Non è più efficace la proposta del reddito di dignità o di cittadinanza che è di carattere preventivo e cioè eroga soldi prima che si scenda al di sotto della linea di povertà grave?
«Il Reddito di cittadinanza comporta l’elargizione di un reddito base a tutti i cittadini a prescindere dalla loro condizione economica. Ha il significativo vantaggio d’impedire ex-ante la caduta in situazione di povertà e di non richiedere la prova dei mezzi e tuttavia presenta il grande svantaggio di avere un costo oggi proibitivo per la nostra finanza pubblica, peraltro permanente e sostanzialmente indipendente all’andamento dell’economia.

O meglio, per adottare un simile sistema occorrerebbe riformare profondamente il fisco aumentando considerevolmente la progressività e rafforzando le imposte sul patrimonio, in modo da riequilibrare con una maggiore tassazione i benefici concessi alle famiglie più abbienti e poter ragionevolmente finanziare in maniera strutturale un sussidio così diffuso. Si tratta di una trasformazione del sistema fiscale che seguirebbe una direzione opposta a quella da noi (e dalla maggior parte dei Paesi europei) perseguita negli ultimi anni e che richiederebbe, per essere funzionale, una riduzione drastica dell’evasione fiscale, difficilmente ottenibile nel breve periodo anche qualora vi fossero significativi interventi allo scopo. Per gli ingenti costi che determinerebbe, il Reddito di cittadinanza non è oggi proposto in Italia neppure dal Movimento 5 stelle, che pure ne fa una bandiera».

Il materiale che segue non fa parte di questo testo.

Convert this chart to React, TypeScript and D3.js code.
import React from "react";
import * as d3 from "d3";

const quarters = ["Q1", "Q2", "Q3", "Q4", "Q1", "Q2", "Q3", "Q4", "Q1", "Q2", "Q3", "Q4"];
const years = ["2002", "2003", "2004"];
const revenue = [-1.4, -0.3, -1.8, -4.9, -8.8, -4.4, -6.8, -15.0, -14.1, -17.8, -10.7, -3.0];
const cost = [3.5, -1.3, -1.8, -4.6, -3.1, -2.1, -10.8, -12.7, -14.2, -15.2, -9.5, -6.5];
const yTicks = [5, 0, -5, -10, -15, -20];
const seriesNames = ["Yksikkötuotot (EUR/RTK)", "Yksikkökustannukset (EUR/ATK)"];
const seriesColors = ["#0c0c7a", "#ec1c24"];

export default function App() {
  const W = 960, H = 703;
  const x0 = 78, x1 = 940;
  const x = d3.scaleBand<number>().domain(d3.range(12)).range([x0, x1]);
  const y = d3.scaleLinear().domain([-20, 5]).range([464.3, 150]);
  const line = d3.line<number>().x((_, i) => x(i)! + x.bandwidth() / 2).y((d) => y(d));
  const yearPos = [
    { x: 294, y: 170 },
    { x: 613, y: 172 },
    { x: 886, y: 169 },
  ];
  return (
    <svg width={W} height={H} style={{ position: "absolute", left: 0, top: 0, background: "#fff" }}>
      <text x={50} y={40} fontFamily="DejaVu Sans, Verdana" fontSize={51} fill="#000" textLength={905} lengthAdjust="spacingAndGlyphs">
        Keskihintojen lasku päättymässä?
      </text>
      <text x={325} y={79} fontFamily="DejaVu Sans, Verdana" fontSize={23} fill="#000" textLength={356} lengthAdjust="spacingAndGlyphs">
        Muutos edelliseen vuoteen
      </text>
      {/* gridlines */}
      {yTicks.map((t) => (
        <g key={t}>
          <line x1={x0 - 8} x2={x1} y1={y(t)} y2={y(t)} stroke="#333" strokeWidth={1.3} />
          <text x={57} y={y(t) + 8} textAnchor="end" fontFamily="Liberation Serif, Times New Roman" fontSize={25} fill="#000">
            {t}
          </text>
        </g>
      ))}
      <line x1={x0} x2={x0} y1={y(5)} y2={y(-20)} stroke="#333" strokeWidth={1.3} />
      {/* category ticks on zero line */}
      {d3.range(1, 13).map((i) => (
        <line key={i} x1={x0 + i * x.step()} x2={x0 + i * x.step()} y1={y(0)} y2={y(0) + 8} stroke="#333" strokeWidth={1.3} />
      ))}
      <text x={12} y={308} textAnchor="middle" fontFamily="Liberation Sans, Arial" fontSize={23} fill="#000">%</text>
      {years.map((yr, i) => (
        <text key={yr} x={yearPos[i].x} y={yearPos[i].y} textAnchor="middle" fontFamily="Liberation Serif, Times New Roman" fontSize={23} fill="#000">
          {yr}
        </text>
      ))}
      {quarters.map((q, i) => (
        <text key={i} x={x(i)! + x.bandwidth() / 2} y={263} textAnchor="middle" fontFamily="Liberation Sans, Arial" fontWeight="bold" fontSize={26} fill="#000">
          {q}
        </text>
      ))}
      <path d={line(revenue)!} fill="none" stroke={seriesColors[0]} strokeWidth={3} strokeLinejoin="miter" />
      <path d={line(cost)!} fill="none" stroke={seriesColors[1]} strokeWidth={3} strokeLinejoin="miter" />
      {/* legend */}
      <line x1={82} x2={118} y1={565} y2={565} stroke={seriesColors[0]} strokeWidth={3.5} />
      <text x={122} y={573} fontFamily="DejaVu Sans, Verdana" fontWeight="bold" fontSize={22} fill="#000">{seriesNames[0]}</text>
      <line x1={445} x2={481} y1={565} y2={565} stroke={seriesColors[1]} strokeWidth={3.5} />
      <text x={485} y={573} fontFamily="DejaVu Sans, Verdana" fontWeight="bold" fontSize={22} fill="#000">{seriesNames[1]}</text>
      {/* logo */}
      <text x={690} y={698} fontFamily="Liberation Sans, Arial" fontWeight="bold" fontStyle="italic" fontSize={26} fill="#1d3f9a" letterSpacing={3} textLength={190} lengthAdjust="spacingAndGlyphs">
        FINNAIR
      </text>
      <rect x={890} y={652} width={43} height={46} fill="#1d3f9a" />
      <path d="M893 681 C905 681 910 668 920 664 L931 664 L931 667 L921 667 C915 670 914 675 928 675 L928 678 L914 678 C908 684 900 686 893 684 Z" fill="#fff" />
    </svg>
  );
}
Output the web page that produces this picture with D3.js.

E che tipo di proposta reale è, secondo la vostra analisi, quella del M5S che riprende la tesi della Campagna Miseria Ladra? 
«La proposta di legge omonima depositata in Parlamento in realtà configura piuttosto un reddito minimo d’inserimento che, a differenza del Reis, interessa tutte le famiglie che si trovano in condizione di povertà relativa, dunque una platea sensibilmente più ampia. Per tale ragione, oltre che per l’importo superiore concesso, il costo di questo strumento per il bilancio dello Stato è quantificato pari a più del doppio di quello del Reis. Anche in questo caso il sistema è legato alla prova dei mezzi, giacché il sussidio non viene elargito a coloro che si trovano al di sopra della soglia di povertà relativa. Dunque si agisce ex-post e non ex-ante rispetto ad una verificata condizione di povertà dei beneficiari ed anche in questo caso non si “cura” la povertà prima che si manifesti».

Possono esistere punti di contatto tra Reddito di inclusione sociale e questa proposta di reddito di cittadinanza?
«Il Reis ed il cosiddetto Reddito di cittadinanza del Movimento 5 stelle non sono quindi due proposte in antitesi, piuttosto vanno nella medesima direzione con costi e platee più o meno contenuti; anche se nel recente dibattito teorico risulta ormai assodato che per effettuare un’efficace lotta alla povertà sia meglio guardare alla povertà assoluta piuttosto che a quella relativa, poiché quest’ultima, per come è costruito l’indice, non mostrerebbe adeguatamente le variazioni del fenomeno ad esempio in un periodo di crisi quale quello attuale. Le due proposte differiscono tuttavia per altri importanti elementi: Il Reis prevede che il percorso di reinserimento socio-lavorativo sia gestito dai Comuni eventualmente in collaborazione con i centri per l’Impiego mentre nella proposta dei 5 stelle i ruoli sono invertiti; nel Reis il ruolo del terzo settore è fondamentale non solo nella progettazione, ma anche nella fornitura di servizi, mentre nella seconda proposta è assente; l’introduzione della misura sarebbe graduale nel primo caso ed invece immediata nel secondo.

Quest’ultima differenza accentua la divergenza relativa ai costi per lo Stato che risulterebbero gradualmente crescenti in quattro anni fino a raggiungere i 7,1 miliardi a regime per il Reis contro i 17 miliardi sul primo anno ed i 16,1 a regime del Reddito minimo dei 5 stelle. Divergenza che rende l’adozione del Reis maggiormente compatibile con il mantenimento dei difficili attuali equilibri di finanza pubblica».